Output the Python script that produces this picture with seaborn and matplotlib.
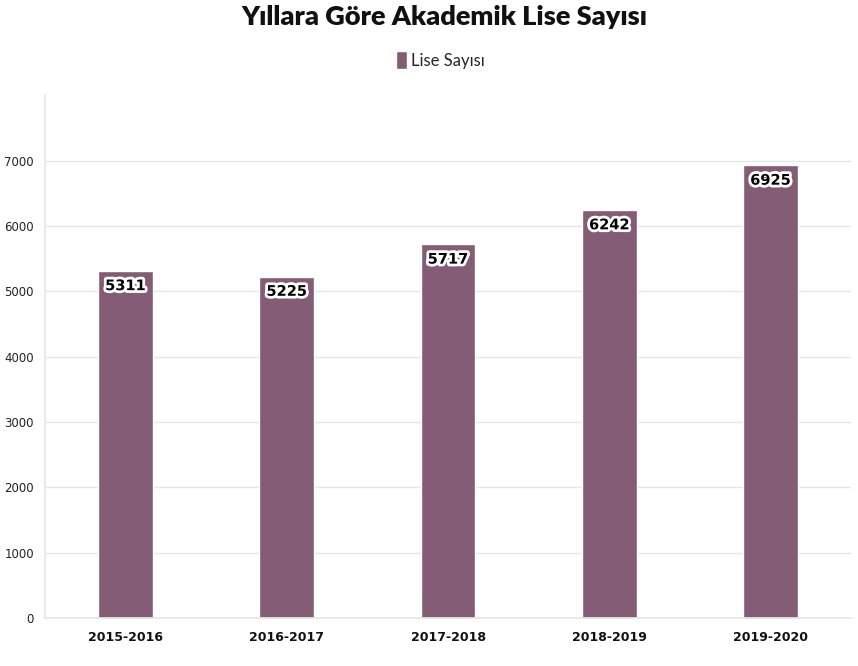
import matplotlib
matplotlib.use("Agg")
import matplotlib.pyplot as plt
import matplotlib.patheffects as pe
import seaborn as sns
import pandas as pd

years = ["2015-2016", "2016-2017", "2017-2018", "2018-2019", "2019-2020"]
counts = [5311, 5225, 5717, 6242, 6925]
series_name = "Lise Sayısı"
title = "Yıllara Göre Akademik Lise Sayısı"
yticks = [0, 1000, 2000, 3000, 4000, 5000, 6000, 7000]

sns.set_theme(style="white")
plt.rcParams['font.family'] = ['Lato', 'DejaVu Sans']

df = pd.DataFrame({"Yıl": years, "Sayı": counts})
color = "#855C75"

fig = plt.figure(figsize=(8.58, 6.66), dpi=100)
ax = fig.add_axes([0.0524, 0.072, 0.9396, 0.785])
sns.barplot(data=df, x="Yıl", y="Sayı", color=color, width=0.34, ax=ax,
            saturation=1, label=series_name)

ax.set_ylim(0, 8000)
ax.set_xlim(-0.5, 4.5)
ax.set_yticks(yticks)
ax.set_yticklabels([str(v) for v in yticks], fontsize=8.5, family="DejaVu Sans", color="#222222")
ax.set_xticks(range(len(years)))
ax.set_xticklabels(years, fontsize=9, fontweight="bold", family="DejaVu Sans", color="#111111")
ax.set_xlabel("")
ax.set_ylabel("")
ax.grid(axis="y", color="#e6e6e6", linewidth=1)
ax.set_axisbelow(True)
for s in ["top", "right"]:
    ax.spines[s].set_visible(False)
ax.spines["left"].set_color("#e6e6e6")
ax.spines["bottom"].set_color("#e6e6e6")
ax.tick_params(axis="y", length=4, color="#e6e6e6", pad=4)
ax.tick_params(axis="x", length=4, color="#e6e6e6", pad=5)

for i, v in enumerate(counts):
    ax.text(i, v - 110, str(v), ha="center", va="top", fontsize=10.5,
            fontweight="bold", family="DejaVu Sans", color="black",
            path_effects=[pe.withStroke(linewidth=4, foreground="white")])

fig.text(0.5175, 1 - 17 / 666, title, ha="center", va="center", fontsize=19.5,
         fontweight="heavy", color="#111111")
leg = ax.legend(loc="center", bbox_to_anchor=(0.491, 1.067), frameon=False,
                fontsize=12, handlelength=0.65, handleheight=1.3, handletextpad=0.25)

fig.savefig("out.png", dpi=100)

____________

EXERCISE BRIEF:
Without the pictures, return the listing above from its first line through the line that has "plt.rcParams['font.family'] = ['Lato', 'DejaVu".

SOLUTION FOR THIS TASK:
Output the Python script that produces this picture with seaborn and matplotlib.
import matplotlib
matplotlib.use("Agg")
import matplotlib.pyplot as plt
import matplotlib.patheffects as pe
import seaborn as sns
import pandas as pd

years = ["2015-2016", "2016-2017", "2017-2018", "2018-2019", "2019-2020"]
counts = [5311, 5225, 5717, 6242, 6925]
series_name = "Lise Sayısı"
title = "Yıllara Göre Akademik Lise Sayısı"
yticks = [0, 1000, 2000, 3000, 4000, 5000, 6000, 7000]

sns.set_theme(style="white")
plt.rcParams['font.family'] = ['Lato', 'DejaVu Sans']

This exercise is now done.